Hello.  I would like to know how you will call Pope Francis in your language.

English:  Pope Francis
French:  Pape François
Spanish:  Papa Francisco


----------



## Roy776

Polish: Papież Franciszek


----------



## rusita preciosa

Russian:
*папа римский Франциск */papa rimskiy frantsisk/ 

(you have to specify "rimskiy" (of Rome); simply "papa" would be "daddy".


----------



## Frank78

German:

Papst Franziskus


----------



## bibax

Czech: papež František


----------



## AutumnOwl

_*Swedish:*
Påve Franciskus_


----------



## Määränpää

Finnish:

paavi Franciscus

(We stopped translating the names of new popes and monarchs at the beginning of the 2000s, so we use the Latin version of the Pope's name.)


----------



## Grefsen

*Norwegian:*

Pave Frans (pronounced "Pah-vuh Frahns")


----------



## Perseas

*Greek:*

Πάπας Φραγκίσκος /'papas fra'ŋgiskos/


----------



## origumi

Hebrew: The Israeli media is not decisive yet. I guess that eventually the name will be pronounced *Frantziscus*. We usually follow the Latin names for Popes, and c followed by i/e is tz.


----------



## Rallino

In *Turkish* media it's: Papa Francis → pronounced _fransis_.


----------



## Angelo di fuoco

rusita preciosa said:


> Russian:
> *папа римский Франциск */papa rimskiy frantsisk/
> 
> (you have to specify "rimskiy" (of Rome); simply "papa" would be "daddy".
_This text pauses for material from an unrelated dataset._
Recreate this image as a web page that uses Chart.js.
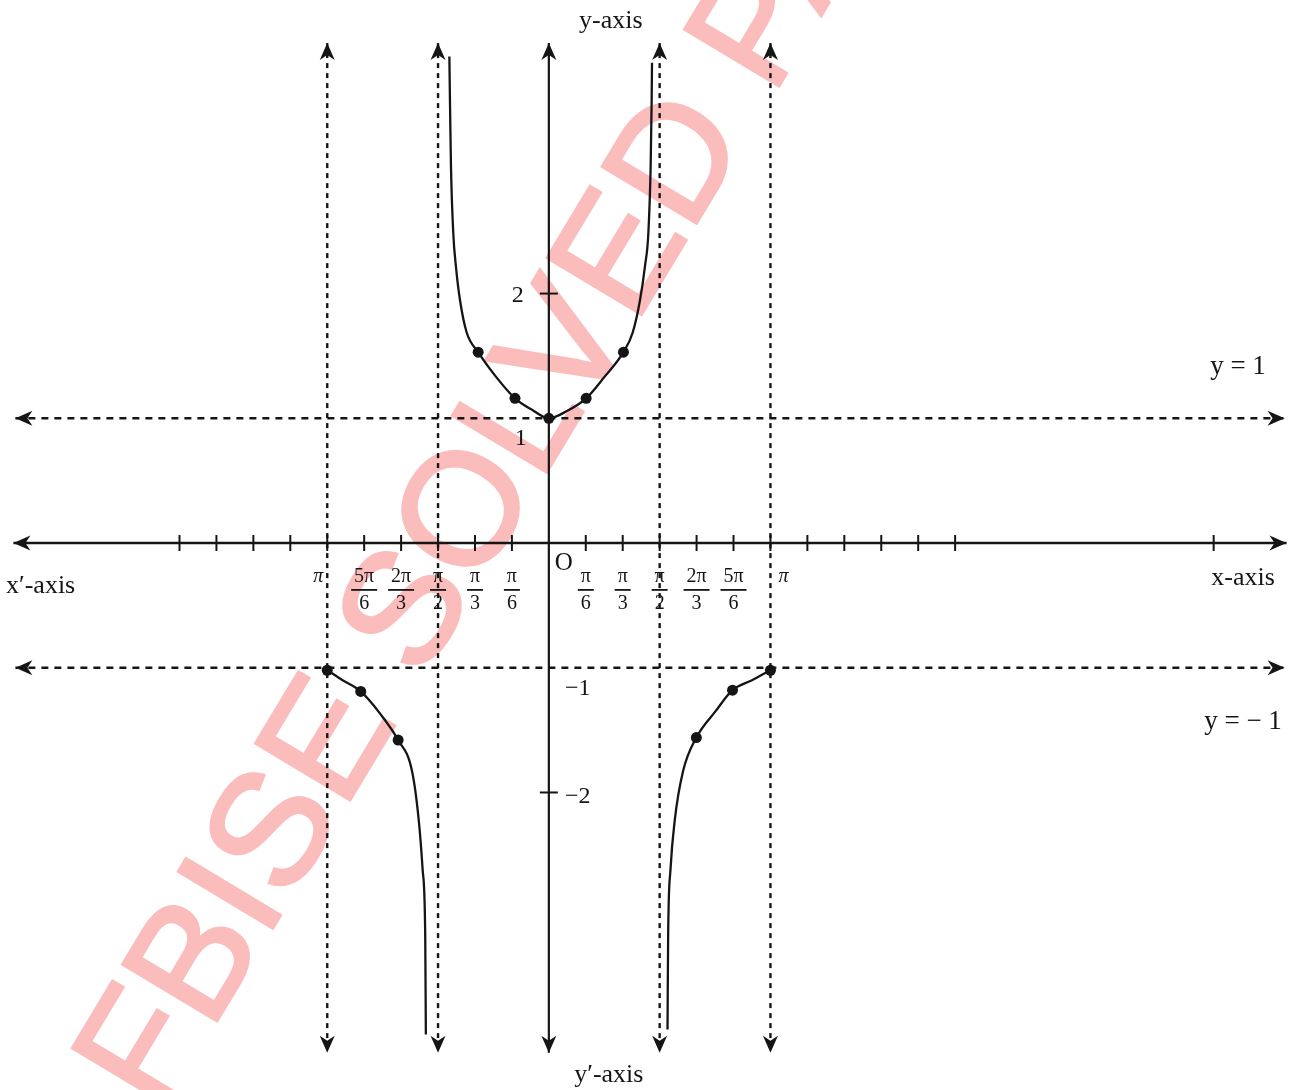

Educated people understand it correcrly also without adding "Roman".


----------



## DenisBiH

Croatian (/Bosnian/Serbian):

*Papa Franjo*


----------



## vianie

Slovakian: *pápež František*

Slovenian: *papež Frančišek*


----------



## rusita preciosa

Angelo di fuoco said:


> Educated people understand it correcrly also without adding "Roman".


As usual, depends on the context.


----------



## AquisM

There are two main transliterations of Francis in Chinese:
方济/方濟 - Mandarin: fang ji/Cantonese: fong zai - from English _Francis_
方济各/方濟各 - Mandarin: fang ji ge/Cantonese: fong zai gok - from Latin _Franciscum_

Pope is 教宗 (Mandarin: jiao zong/Cantonese: gaau zung) or 教皇 (Mandarin: jiao huang/Cantonese: gaau wong)


----------



## tFighterPilot

Hebrew: האפיפיור פרנציסקוס /ha'afifyór frantsískus/


----------



## apmoy70

Perseas said:


> *Greek:*
> 
> Πάπας Φραγκίσκος /'papas fra'ŋgiskos/



Just a minor correction in Perseas' IPA notation, it should be:

/'papas fraɲ'ɟiskos/

Both [ɲ] & [ɟ] are palatal


----------



## mataripis

Filipino: Papa Fransis.


----------



## arielipi

Hebrew
apifyor fransis.


----------



## ahmedcowon

*Arabic:*

البابا فرانسيس /al-baba fransees/


----------



## Outsider

In Portuguese it's like in Spanish (with minor variations in the pronunciation), _Papa Francisco_.


----------



## mataripis

mataripis said:


> Filipino: Papa Fransis.


If i use Tagalog term for Papa, it is "Ama" ( but it is written that YhWh is our Father (Ama) so I think the term "holy" can be used to address pope in Tagalog.  It is possibly correct that Pope francis in Tagalog is " Banal na Paranses".


----------